Here is a gmax tutorial I wrote back in 2002 that may be of help.
The "c_wheel" animation is used to provide more realism in your steering. It gives greater steering angles (is not dependant on the rudder deflection angle), and only turns when the aircraft is moving. Use of the c_wheel tag is required for castoring.
Once you have a tail or nose gear created and ready for steering animation (suspension animation should be done first), there are just a few basic steps to follow to make it work in flight sim.
Generally, the overview of the procedure (in gmax) is this:
1. Animate the nose gear in GMAX
2. Export to FS
3. Change the aircraft.cfg nose gear contact point.0 parameter 7 to enter steering angle. (This is the angle of deflection in one direction, or set a castoring gear.)
4. Test in FS
ANIMATE IN GMAX
1. Create any low poly basic stucture for the c_wheel tag at the top of your steerable parts hierarchy. All you need here really is the pivot. A small cube or triangle is fine. You may hide it inside the tail/nose gear if you wish. This object becomes the parent of the steerable parts.
2. Now, link the uppermost steerable object to the c_wheel object. All lower parts can be linked to it as well or you can group or link to the uppermost object.
Example hierarchy:
c_wheel (parent of steerable objects-can be below any non-steerable objects as well)
..c_gear_top (extension/retraction animation is on this part)
..c_gear_bottom (suspension animation is on this part)
....c_gear_axle
......c_tire_still
......c_tire_blurred
3. Set the Pivot on c_wheel using LOCAL Coordinate (See attached picture for details.) It's a good idea right here to go to Hierarchy mode and ensure that your nose gear is aligned with the World and grid before proceeding. Once that is correct, align the pivot with the object.
4. Now for the animation. The most important thing to remember here is that once you see animation working in GMAX, it will work in Flight Sim, assuming you have changed the contact point to add steering angle. ;-)
Select the c_wheel object and click on the Motion icon (animation mode)
a. Move the timeframe slider at bottom to the right and create a Rotation key at 100, 150 and 200.

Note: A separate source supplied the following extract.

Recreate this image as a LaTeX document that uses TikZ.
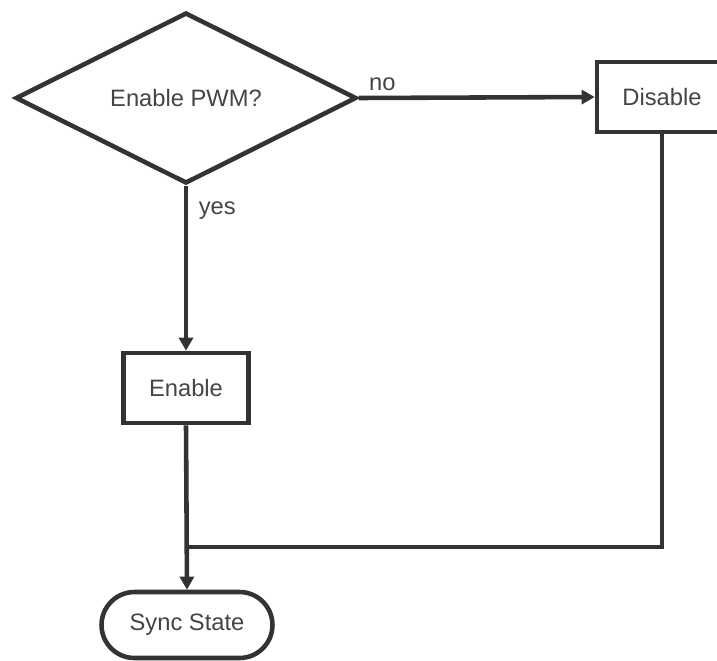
\documentclass[tikz,border=0pt]{standalone}
\usepackage{fontspec}
\setmainfont{Liberation Sans}
\usetikzlibrary{shapes.geometric, arrows.meta, positioning}
\definecolor{flowgray}{HTML}{333333}
\definecolor{textgray}{HTML}{444444}

\begin{document}
\begin{tikzpicture}[x=0.02cm, y=-0.02cm,
  font=\fontsize{13.5}{16}\selectfont, text=textgray,
  box/.style={draw=flowgray, line width=2.6pt, rectangle, minimum height=1.4cm, inner sep=0pt},
  decision/.style={draw=flowgray, line width=2.6pt, diamond, aspect=2, inner sep=0pt,
    minimum width=6.82cm, minimum height=3.42cm},
  terminal/.style={draw=flowgray, line width=2.6pt, rectangle, rounded corners=0.66cm,
    minimum width=3.42cm, minimum height=1.32cm},
  flow/.style={draw=flowgray, line width=2.6pt},
  arr/.style={flow, -{Triangle[length=7.5pt, width=8pt]}}]
\useasboundingbox (0,0) rectangle (717,660);

% nodes
\node[decision] (pwm) at (186,98) {Enable PWM?};
\node[box, minimum width=2.6cm] (disable) at (662,97) {Disable};
\node[box, minimum width=2.5cm] (enable) at (186,388) {Enable};
\node[terminal] (sync) at (187,625) {Sync State};
\coordinate (merge) at (186,547);

% connectors
\draw[arr] (pwm.east) -- node[pos=0.1, above, inner sep=3pt] {no} (disable.west);
\draw[arr] (pwm.south) -- node[pos=0.15, right, inner sep=6pt] {yes} (enable.north);
\draw[arr] (enable.south) -- (sync.north);
\draw[flow] (disable.south) |- (merge);
\end{tikzpicture}
\end{document}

b. Return the slider to 100 and click the Animate button.
c. Move the slider to key position 150, then rotate the Pivot in LOCAL Coordinate mode to RIGHT to 180 degrees.
d. Now, move the slider to keyframe 200, then rotate the Pivot further right to 360/0 degrees
e. Click the Animate button to end the process.
f. Pull the slider back to 100 to see the animation in action
5. Save your work; select all your objects, export to FS and test it.
NOTE that the process may be a bit different in FSDS.
CONTACT POINTS
In the aircraft.cfg Contact Point section, change the 7th parameter of the tail/nose gear (typically) point.0=1
The Steering Angle is the extent of the deflection in one direction. That is if you use 60 degrees, you will have a total of 120 degree movement from totally right turn to totally left turn. The more angle you use, the sharper the turns, however, the greater numbers will also make your steering more sensitive or feel like oversteer of your movements. 60 degrees seems about as high as I can tolerate in that regard. Use 180 degrees for castoring.
Example contact point here for the attached gmax file of my nosegear:
point.0=1, 21.6, 0.0, -5.4, 3200, 0, 1.4, 180, 0.7, 1.8 0.70, 3, 3, 0, 160, 230
TEST
1. To test, export to FS.
2. Associate it with some model file, change the contact point parameters as necessary and watch it in action.
Hope this little tutorial helps you in some way.
(Note that you can use more keys or less in the animation sequence. This one is simply what I chose.)